▶ **Material for this exercise**
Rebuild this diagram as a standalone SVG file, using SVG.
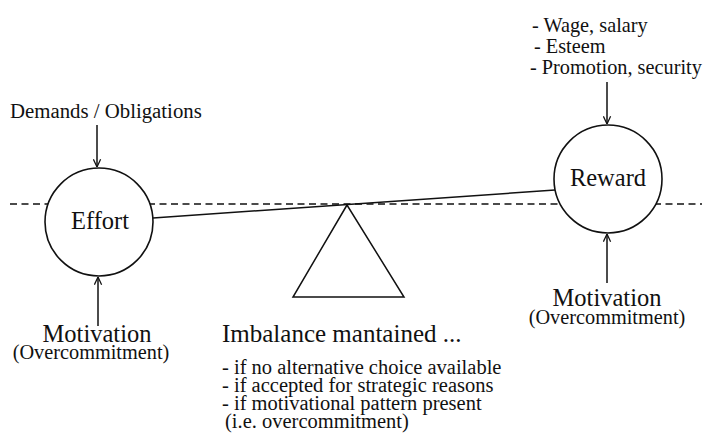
<svg xmlns="http://www.w3.org/2000/svg" width="708" height="443" viewBox="0 0 708 443">
<style>
.ln{stroke:#111;stroke-width:1.5;fill:none}
.node{fill:#fff;stroke:#111;stroke-width:1.6}
</style>
<defs>
<marker id="ah" viewBox="0 0 10 10" refX="9.5" refY="5" markerWidth="9" markerHeight="9" markerUnits="userSpaceOnUse" orient="auto">
<path d="M1,1 L9.5,5 L1,9" fill="none" stroke="#111" stroke-width="1.4"/>
</marker>
</defs>
<g id="connectors">
<line class="ln" x1="10" y1="204" x2="702" y2="204" stroke-dasharray="7,4.5"/>
<line class="ln" x1="153" y1="218" x2="555" y2="190"/>
<line class="ln" x1="97" y1="125" x2="97" y2="167" marker-end="url(#ah)"/>
<line class="ln" x1="98" y1="326" x2="98" y2="277" marker-end="url(#ah)"/>
<line class="ln" x1="607" y1="82" x2="607" y2="124" marker-end="url(#ah)"/>
<line class="ln" x1="607" y1="283" x2="607" y2="234" marker-end="url(#ah)"/>
</g>
<g id="fulcrum">
<polygon class="ln" points="347,205 293,297 404,297"/>
</g>
<g font-family="'Liberation Serif', 'DejaVu Serif', serif" fill="#111">
<g id="effort">
<circle class="node" cx="99" cy="222" r="54"/>
<text font-size="24.5" x="100" y="229" text-anchor="middle">Effort</text>
</g>
<g id="reward">
<circle class="node" cx="608" cy="179" r="54"/>
<text font-size="24.5" x="608" y="186" text-anchor="middle">Reward</text>
</g>
<g id="demands">
<text font-size="20.8" x="10" y="118">Demands / Obligations</text>
</g>
<g id="reward-sources" font-size="20.3">
<text x="532" y="32">- Wage, salary</text>
<text x="534" y="53">- Esteem</text>
<text x="530" y="74">- Promotion, security</text>
</g>
<g id="motivation-left">
<text font-size="24.5" x="97" y="342" text-anchor="middle">Motivation</text>
<text font-size="20.3" x="91" y="359" text-anchor="middle">(Overcommitment)</text>
</g>
<g id="motivation-right">
<text font-size="24.5" x="607" y="306" text-anchor="middle">Motivation</text>
<text font-size="20.3" x="607" y="324" text-anchor="middle">(Overcommitment)</text>
</g>
<g id="imbalance">
<text x="222" y="342" font-size="25">Imbalance mantained ...</text>
<g font-size="20.5">
<text x="222" y="374">- if no alternative choice available</text>
<text x="222" y="392">- if accepted for strategic reasons</text>
<text x="222" y="410">- if motivational pattern present</text>
<text x="225" y="428">(i.e. overcommitment)</text>
</g>
</g>
</g>
</svg>
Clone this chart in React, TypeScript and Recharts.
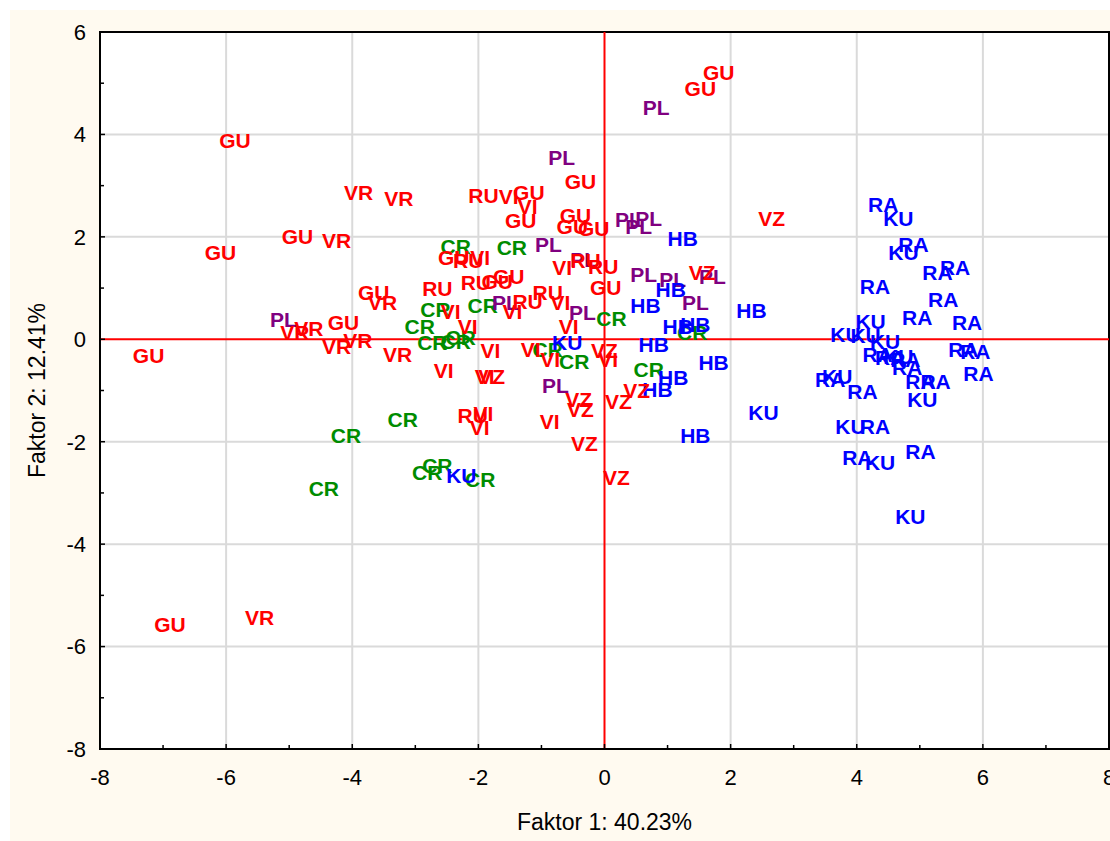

▶ **Brief**
Write out each entry exactly as given, but skip the pictures.

▶ **Final result**
Rebuild this diagram as a standalone SVG file, using SVG.
<svg xmlns="http://www.w3.org/2000/svg" width="708" height="443" viewBox="0 0 708 443">
<style>
.ln{stroke:#111;stroke-width:1.5;fill:none}
.node{fill:#fff;stroke:#111;stroke-width:1.6}
</style>
<defs>
<marker id="ah" viewBox="0 0 10 10" refX="9.5" refY="5" markerWidth="9" markerHeight="9" markerUnits="userSpaceOnUse" orient="auto">
<path d="M1,1 L9.5,5 L1,9" fill="none" stroke="#111" stroke-width="1.4"/>
</marker>
</defs>
<g id="connectors">
<line class="ln" x1="10" y1="204" x2="702" y2="204" stroke-dasharray="7,4.5"/>
<line class="ln" x1="153" y1="218" x2="555" y2="190"/>
<line class="ln" x1="97" y1="125" x2="97" y2="167" marker-end="url(#ah)"/>
<line class="ln" x1="98" y1="326" x2="98" y2="277" marker-end="url(#ah)"/>
<line class="ln" x1="607" y1="82" x2="607" y2="124" marker-end="url(#ah)"/>
<line class="ln" x1="607" y1="283" x2="607" y2="234" marker-end="url(#ah)"/>
</g>
<g id="fulcrum">
<polygon class="ln" points="347,205 293,297 404,297"/>
</g>
<g font-family="'Liberation Serif', 'DejaVu Serif', serif" fill="#111">
<g id="effort">
<circle class="node" cx="99" cy="222" r="54"/>
<text font-size="24.5" x="100" y="229" text-anchor="middle">Effort</text>
</g>
<g id="reward">
<circle class="node" cx="608" cy="179" r="54"/>
<text font-size="24.5" x="608" y="186" text-anchor="middle">Reward</text>
</g>
<g id="demands">
<text font-size="20.8" x="10" y="118">Demands / Obligations</text>
</g>
<g id="reward-sources" font-size="20.3">
<text x="532" y="32">- Wage, salary</text>
<text x="534" y="53">- Esteem</text>
<text x="530" y="74">- Promotion, security</text>
</g>
<g id="motivation-left">
<text font-size="24.5" x="97" y="342" text-anchor="middle">Motivation</text>
<text font-size="20.3" x="91" y="359" text-anchor="middle">(Overcommitment)</text>
</g>
<g id="motivation-right">
<text font-size="24.5" x="607" y="306" text-anchor="middle">Motivation</text>
<text font-size="20.3" x="607" y="324" text-anchor="middle">(Overcommitment)</text>
</g>
<g id="imbalance">
<text x="222" y="342" font-size="25">Imbalance mantained ...</text>
<g font-size="20.5">
<text x="222" y="374">- if no alternative choice available</text>
<text x="222" y="392">- if accepted for strategic reasons</text>
<text x="222" y="410">- if motivational pattern present</text>
<text x="225" y="428">(i.e. overcommitment)</text>
</g>
</g>
</g>
</svg>
Clone this chart in React, TypeScript and Recharts.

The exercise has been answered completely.